Since the passing of the cooperative insurance regulations of 2003, which provided the basis for Takaful companies to operate in the kingdom, the insurance and Takaful industry in Saudi Arabia has seen a flourish of activity in recent years and largely resisted the after-effects of the global recession.
This is primarily due to the strong domestic funding base offered by the privileged position of Saudi nationals, the majority of whom enjoy high investment potential compared to the rest of the GCC; and a mandatory policy of compulsory insurance for registered foreign workers.
Prior to 2003, the insurance sector was largely unregulated as conventional insurance was deemed impermissible under Shariah and the only coverage offered was through a monopolized state-run cooperative.
This cooperative system has had a lasting effect in that no specific Takaful act currently exists and as such, Takaful operators are only subject to the aforementioned law with no regulatory framework.
Takaful is further impeded by a lack of guidance from the Saudi Arabian Monetary Agency (SAMA) which, having offered strict guidelines on product development and Shariah compliance, has had limited impact on the operational standards and procedures of Takaful companies. Overseas entities wishing to enter the Saudi market must do so through highly restrictive partnership agreements, which place numerous barriers on their activities and product suites.
The future outlook of the Saudi Arabian insurance sector is however highly optimistic as there is a strong inherent growth potential within the market. Ernst & Young (E&Y) back up this assertion, claiming that Saudi Arabia is the largest Takaful market in the GCC, seeing nearly US$8.9 billion in contributions over the course of 2010, followed by Malaysia and the UAE. However, Saudi Arabia is expected to grow at a faster rate because the premiums paid by the insured are considered donations not premiums.
Saudi Arabia’s Takaful market has gone from strength to strength due to the continued rollout of compulsory medical insurance. More than half of the kingdom’s population of 29.2 million are deemed to be upper middle class, and with around 60% of the population below retirement age, the encouraging demographics are likely to present further growth potential as the population ages and looks increasingly towards their savings and investment status.

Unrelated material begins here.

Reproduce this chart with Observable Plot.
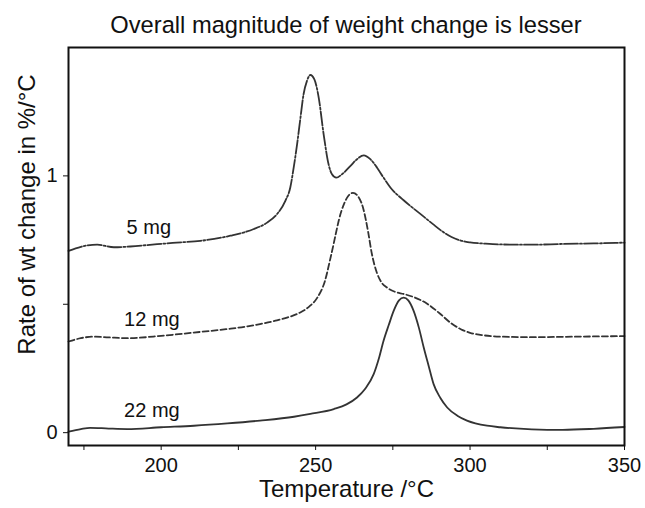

Health insurance has emerged as one of the fastest growing segments in the Saudi Arabian insurance sector. With a 53% share of total insurance premiums during 2010, health insurance has become a key growth driver for the overall market, while the share of gross health insurance is likely to reach around 59% by the end of 2014. The general insurance sector, meanwhile, is expected to grow at a compound annual growth rate (CAGR) of around 12% between 2011 and 2014.
The motor insurance segment is also reportedly projected to grow at a significant CAGR of 30% between 2010 and 2012. This fast growth rate will be achieved on the back of increased promotional strategies deployed by government in line with the compulsory rollout of required motor insurance.
The future outlook of the Saudi Arabian insurance sector is highly optimistic as there is strong inherent growth potential in all market sectors, with general insurance providing particularly strong growth figures. Factors such as low penetration, strong government support, and rising awareness levels are likely to propagate the number of people opting for insurance plans. Takaful insurance, in such a scenario, will play a vital role.